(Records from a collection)
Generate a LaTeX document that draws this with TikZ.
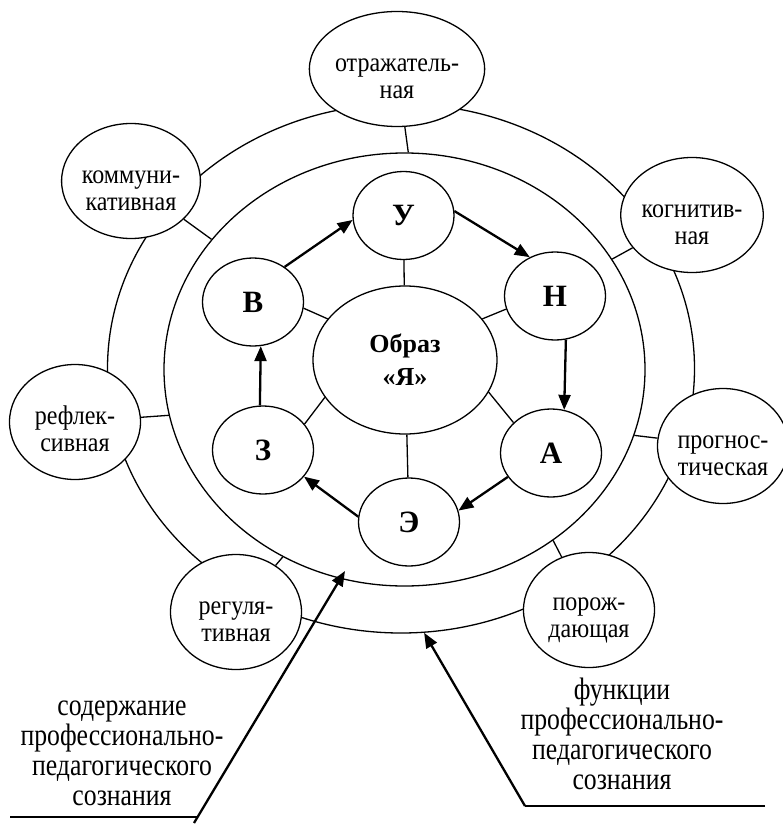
\documentclass[tikz,border=0pt]{standalone}
\usepackage{fontspec}
\setmainfont{Liberation Serif}[FakeStretch=0.83]
\newfontfamily\lettersfont{Liberation Serif}
\newfontfamily\namefont{Liberation Serif}[FakeStretch=0.89]
\usetikzlibrary{arrows.meta,shapes.geometric}
\tikzset{
  >={Triangle[length=15pt,width=12pt]},
  ring/.style={draw, ellipse, line width=1.3pt, inner sep=0pt},
  func/.style={draw, ellipse, fill=white, line width=1.3pt, inner sep=0pt,
              minimum width=131pt, minimum height=115pt, align=center,
              font=\namefont\fontsize{27}{27}\selectfont},
  comp/.style={draw, ellipse, fill=white, line width=1.3pt, inner sep=0pt,
              minimum width=101pt, minimum height=88pt,
              font=\lettersfont\fontsize{31}{32}\selectfont\bfseries},
  self/.style={draw, ellipse, fill=white, line width=1.3pt, inner sep=0pt,
              minimum width=184pt, minimum height=148pt, align=center,
              font=\lettersfont\fontsize{26}{33}\selectfont\bfseries},
  link/.style={line width=1.3pt},
  flowarr/.style={->, line width=2.3pt},
  caption/.style={align=center, font=\fontsize{31}{30}\selectfont},
}
% lowers the two-line names inside their ellipses
\newcommand{\lowtop}{\rule{0pt}{33pt}}

\begin{document}
\begin{tikzpicture}[x=1pt,y=-1pt]
  \useasboundingbox (0,0) rectangle (783,824);
  % two rings
  \node[ring,minimum width=587pt,minimum height=529pt] (outer) at (401,368.5) {};
  \node[ring,minimum width=481pt,minimum height=433pt] (inner) at (404.5,369.5) {};
  % functions
  \foreach \n/\x/\y/\t in {otr/397/69/{отражатель-\\ная},
                           komm/131/181/{коммуни-\\кативная},
                           kogn/692/215/{когнитив-\\ная},
                           refl/75/422/{рефлек-\\сивная},
                           progn/723/446/{прогнос-\\тическая},
                           regul/236/612/{регуля-\\тивная},
                           poroz/589/610/{порож-\\дающая}}{
    \node[func] (\n) at (\x,\y) {\lowtop\t};}
  \foreach \n/\a in {otr/89,komm/146.8,kogn/28.6,refl/191.6,progn/-16.8,
                     regul/237.8,poroz/-49.6}{
    \draw[link] (\n) -- (inner.\a);}
  % content
  \node[self] (obraz) at (405,360) {Образ\\«Я»};
  \node[comp] (u) at (403.5,215.5) {У};
  \node[comp] (n) at (555,296) {Н};
  \node[comp] (a) at (551,453) {А};
  \node[comp] (e) at (409,522) {Э};
  \node[comp] (z) at (263,450) {З};
  \node[comp] (v) at (253,302) {В};
  \draw[link] (u) -- (obraz);
  \draw[link] (v.-7) -- (obraz.152);
  \draw[link] (n.195) -- (obraz.28);
  \draw[link] (z.32) -- (obraz.205);
  \draw[link] (a.141) -- (obraz.-21);
  \draw[link] (e) -- (obraz);
  \draw[flowarr] (v.48) -- (u.185);
  \draw[flowarr] (u.5) -- (n.123);
  \draw[flowarr] (n.-76) -- (a.73);
  \draw[flowarr] (a.209.6) -- (e.13);
  \draw[flowarr] (e.174) -- (z.-33);
  \draw[flowarr] (z.94) -- (v.-80);
  % pointers
  \coordinate (lstart) at (10,817);
  \coordinate (lknee) at (197,817);
  \coordinate (lfoot) at (194,823);
  \coordinate (ltip) at (345,571);
  \coordinate (rend) at (765,806);
  \coordinate (rknee) at (525,806);
  \draw[link] (lstart) -- (lknee);
  \draw[flowarr] (lfoot) -- (ltip);
  \draw[link] (rend) -- (rknee);
  \draw[flowarr] (rknee) -- (outer.-85);
  \node[caption] (cont) at (122,753)
    {содержание\\профессионально-\\педагогического\\сознания};
  \node[caption] (funct) at (622,734)
    {функции\\профессионально-\\педагогического\\сознания};
\end{tikzpicture}
\end{document}
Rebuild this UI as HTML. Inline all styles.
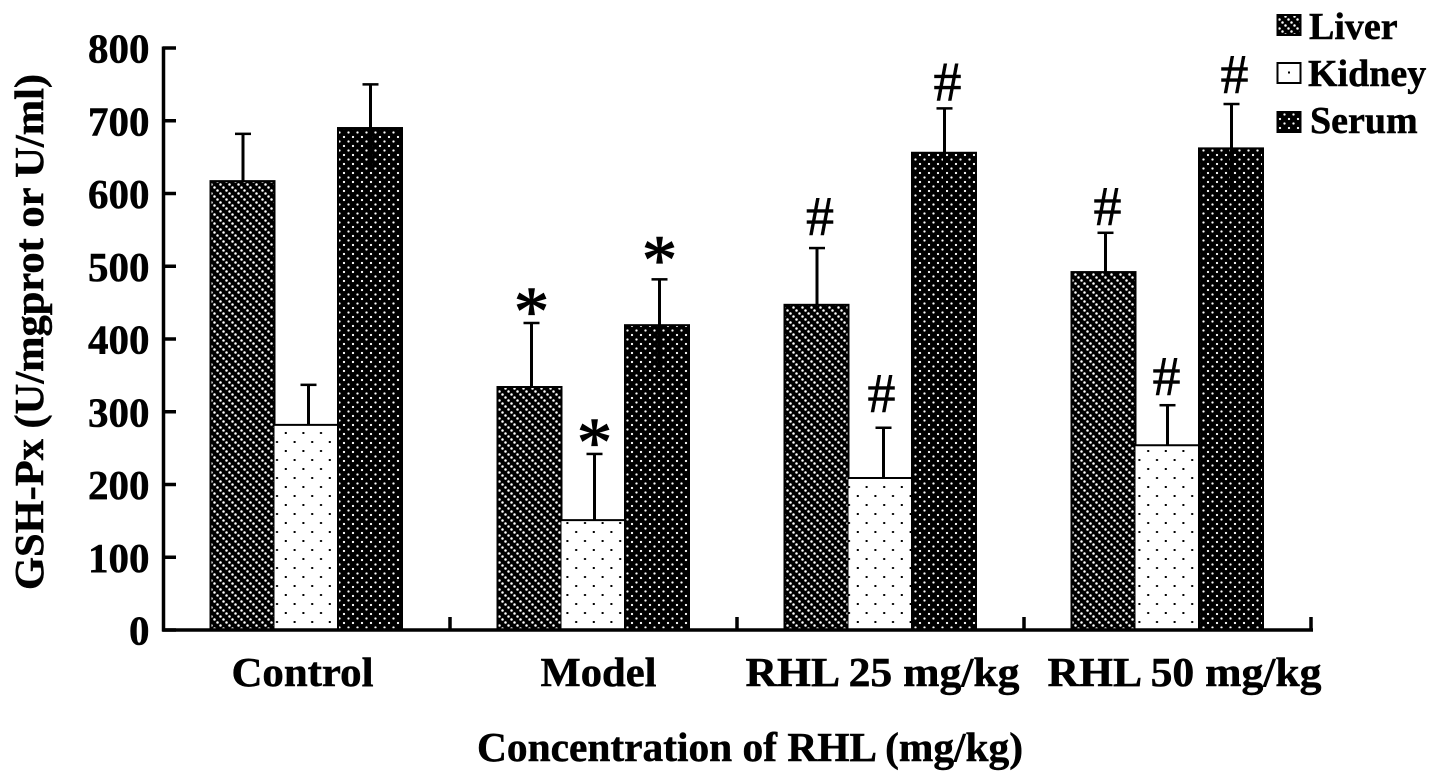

# [Problem to solve]
Quote all the records verbatim, dropping any pictures from your copy.

# [The reply]
Generate a LaTeX document that draws this with TikZ.
\documentclass[tikz,border=0pt]{standalone}
\usepackage{fontspec}
\setmainfont{Liberation Serif}[FakeStretch=0.83]
\newfontfamily\lettersfont{Liberation Serif}
\newfontfamily\namefont{Liberation Serif}[FakeStretch=0.89]
\usetikzlibrary{arrows.meta,shapes.geometric}
\tikzset{
  >={Triangle[length=15pt,width=12pt]},
  ring/.style={draw, ellipse, line width=1.3pt, inner sep=0pt},
  func/.style={draw, ellipse, fill=white, line width=1.3pt, inner sep=0pt,
              minimum width=131pt, minimum height=115pt, align=center,
              font=\namefont\fontsize{27}{27}\selectfont},
  comp/.style={draw, ellipse, fill=white, line width=1.3pt, inner sep=0pt,
              minimum width=101pt, minimum height=88pt,
              font=\lettersfont\fontsize{31}{32}\selectfont\bfseries},
  self/.style={draw, ellipse, fill=white, line width=1.3pt, inner sep=0pt,
              minimum width=184pt, minimum height=148pt, align=center,
              font=\lettersfont\fontsize{26}{33}\selectfont\bfseries},
  link/.style={line width=1.3pt},
  flowarr/.style={->, line width=2.3pt},
  caption/.style={align=center, font=\fontsize{31}{30}\selectfont},
}
% lowers the two-line names inside their ellipses
\newcommand{\lowtop}{\rule{0pt}{33pt}}

\begin{document}
\begin{tikzpicture}[x=1pt,y=-1pt]
  \useasboundingbox (0,0) rectangle (783,824);
  % two rings
  \node[ring,minimum width=587pt,minimum height=529pt] (outer) at (401,368.5) {};
  \node[ring,minimum width=481pt,minimum height=433pt] (inner) at (404.5,369.5) {};
  % functions
  \foreach \n/\x/\y/\t in {otr/397/69/{отражатель-\\ная},
                           komm/131/181/{коммуни-\\кативная},
                           kogn/692/215/{когнитив-\\ная},
                           refl/75/422/{рефлек-\\сивная},
                           progn/723/446/{прогнос-\\тическая},
                           regul/236/612/{регуля-\\тивная},
                           poroz/589/610/{порож-\\дающая}}{
    \node[func] (\n) at (\x,\y) {\lowtop\t};}
  \foreach \n/\a in {otr/89,komm/146.8,kogn/28.6,refl/191.6,progn/-16.8,
                     regul/237.8,poroz/-49.6}{
    \draw[link] (\n) -- (inner.\a);}
  % content
  \node[self] (obraz) at (405,360) {Образ\\«Я»};
  \node[comp] (u) at (403.5,215.5) {У};
  \node[comp] (n) at (555,296) {Н};
  \node[comp] (a) at (551,453) {А};
  \node[comp] (e) at (409,522) {Э};
  \node[comp] (z) at (263,450) {З};
  \node[comp] (v) at (253,302) {В};
  \draw[link] (u) -- (obraz);
  \draw[link] (v.-7) -- (obraz.152);
  \draw[link] (n.195) -- (obraz.28);
  \draw[link] (z.32) -- (obraz.205);
  \draw[link] (a.141) -- (obraz.-21);
  \draw[link] (e) -- (obraz);
  \draw[flowarr] (v.48) -- (u.185);
  \draw[flowarr] (u.5) -- (n.123);
  \draw[flowarr] (n.-76) -- (a.73);
  \draw[flowarr] (a.209.6) -- (e.13);
  \draw[flowarr] (e.174) -- (z.-33);
  \draw[flowarr] (z.94) -- (v.-80);
  % pointers
  \coordinate (lstart) at (10,817);
  \coordinate (lknee) at (197,817);
  \coordinate (lfoot) at (194,823);
  \coordinate (ltip) at (345,571);
  \coordinate (rend) at (765,806);
  \coordinate (rknee) at (525,806);
  \draw[link] (lstart) -- (lknee);
  \draw[flowarr] (lfoot) -- (ltip);
  \draw[link] (rend) -- (rknee);
  \draw[flowarr] (rknee) -- (outer.-85);
  \node[caption] (cont) at (122,753)
    {содержание\\профессионально-\\педагогического\\сознания};
  \node[caption] (funct) at (622,734)
    {функции\\профессионально-\\педагогического\\сознания};
\end{tikzpicture}
\end{document}
Rebuild this UI as HTML. Inline all styles.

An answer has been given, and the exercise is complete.